Oil and water don’t mix, but Peter Hudson of Queen’s University says that the detergents used to clean up an oil spill like the 1989 Exxon Valdez disaster reduce that surface tension—that is, they allow oil to mix with water droplets. Over the long term, he says, that helps disperse oil and eventually get rid of it, and makes it less of a threat to animals that dwell on or near the surface. However, he says, the dark side is that once oil has an easier time mixing with the water, hydrocarbons have an easier time entering the ecosystem and the food chain. This is a deadly scenario for fish, especially young ones.


Detergent isn’t the only villain that disperses oil into the ecosystem. The researchers concluded that even a raging current on a freshwater river, where detergents are not typically used, can have the same effect.

This kind of news is coming at about the worst time, because global shipping, whether of crude oil or anything else, is on the dramatic rise as globalization demands the international movement of goods. According to the International Maritime Organization, the total tonnage of seaborne trade in the world increased nearly threefold from 1970 to 2006, from 2.5 billion tons to about 7.4 billion. Now the news that oil cleanups might be even more damaging than oil spills brings more bad news to the industry—as if being attacked and hijacked by Somalian pirates wasn’t bad enough. 

In addition, oil exploration is about to enter a new frontier. The Arctic is melting at a record-setting pace, and once the area is regularly open and the American and Canadian coast guards give their approval for safe commercial activity, energy companies will race into the region to exploit its petroleum and natural gas resources. Given how little still know about the Arctic, and what it will look like in coming years, travel will be dangerous up there, and accidents might become more frequent. 

Thankfully, the industry appears to have gotten safer—or luckier. Since 2004, the IMO reports, the ratio of oil spilt to the total amount shipped in the world has stabilized at a relatively low level.
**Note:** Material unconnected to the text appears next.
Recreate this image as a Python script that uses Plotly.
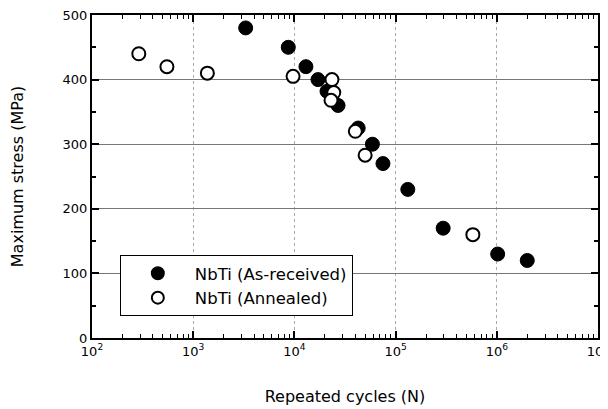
import plotly.graph_objects as go

as_received_cycles = [3300, 8700, 13000, 17100, 21000, 27000, 42700, 59000, 75000, 132000, 295000, 1.02e6, 2.0e6]
as_received_stress = [480, 450, 420, 400, 382, 360, 325, 300, 270, 230, 170, 130, 120]

annealed_cycles = [290, 550, 1380, 9700, 23500, 24500, 23000, 40000, 50000, 580000]
annealed_stress = [440, 420, 410, 405, 400, 380, 368, 320, 283, 160]

x_tickvals = [1e2, 1e3, 1e4, 1e5, 1e6, 1e7]
x_ticktext = ["10<sup>2</sup>", "10<sup>3</sup>", "10<sup>4</sup>", "10<sup>5</sup>", "10<sup>6</sup>", "10<sup>7</sup>"]
y_tickvals = [0, 100, 200, 300, 400, 500]
x_minor_vals = [m * 10 ** e for e in range(2, 7) for m in range(2, 10)]

fig = go.Figure()
fig.add_trace(go.Scatter(
    x=as_received_cycles, y=as_received_stress, mode="markers",
    name="NbTi (As-received)", legendgroup="a",
    marker=dict(size=14, color="black", line=dict(color="black", width=1)),
))
fig.add_trace(go.Scatter(
    x=annealed_cycles, y=annealed_stress, mode="markers",
    name="NbTi (Annealed)", legendgroup="b",
    marker=dict(size=13, color="white", line=dict(color="black", width=2)),
))
# invisible trace carrying the minor-tick axis
fig.add_trace(go.Scatter(
    x=[1e2, 1e7], y=[0, 0], xaxis="x2", mode="markers",
    marker=dict(opacity=0), showlegend=False, hoverinfo="skip",
))

font = "DejaVu Sans, Verdana, sans-serif"
fig.update_layout(
    width=600, height=401,
    margin=dict(l=84, r=10, t=7, b=71),
    paper_bgcolor="white", plot_bgcolor="white",
    font=dict(family=font, size=13, color="black"),
    showlegend=True,
    legend=dict(
        x=0.055, y=0.257, xanchor="left", yanchor="top",
        bgcolor="white", bordercolor="black", borderwidth=1,
        font=dict(size=16.5, family=font), itemsizing="constant",
        tracegroupgap=0, traceorder="grouped", itemwidth=64,
    ),
    xaxis=dict(
        type="log", range=[2, 7],
        tickvals=x_tickvals, ticktext=x_ticktext,
        ticks="inside", ticklen=7, tickwidth=1.5, tickcolor="black",
        mirror="ticks", showline=True, linecolor="black", linewidth=2,
        showgrid=True, gridcolor="#aaaaaa", griddash="dot", gridwidth=1,
        zeroline=False, automargin=False, ticklabeloverflow="allow",
        title=dict(text="Repeated cycles (N)", font=dict(size=16, family=font), standoff=33),
        tickfont=dict(size=13, family=font),
    ),
    xaxis2=dict(
        type="log", range=[2, 7], overlaying="x", side="bottom",
        tickvals=x_minor_vals, showticklabels=False,
        ticks="inside", ticklen=4, tickwidth=1, tickcolor="black",
        mirror="ticks", showline=False, showgrid=False, zeroline=False,
    ),
    yaxis=dict(
        range=[0, 500], tickvals=y_tickvals,
        ticks="inside", ticklen=7, tickwidth=1.5, tickcolor="black",
        mirror="ticks", showline=True, linecolor="black", linewidth=2,
        showgrid=True, gridcolor="#777777", gridwidth=1.2,
        minor=dict(ticks="inside", ticklen=4, tickcolor="black", dtick=50, showgrid=False),
        zeroline=False, automargin=False, ticklabeloverflow="allow",
        title=dict(text="Maximum stress (MPa)", font=dict(size=16, family=font), standoff=36),
        tickfont=dict(size=13, family=font),
    ),
)

fig.write_html("out.html")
In 2007, tankers spilt 16,000 tons of oil; if that seems like a lot, consider that they shipped 2.4 billion tons in total, meaning .0007 percent was lost.

Let’s hope this relatively low accident rate continues, because Hudson’s oil detergent study hammers home another pesky lesson: just about any disaster is much easier to prevent in the first place than clean up after the fact. And with acidification, pollution and over-fishing, the oceans have it bad enough already.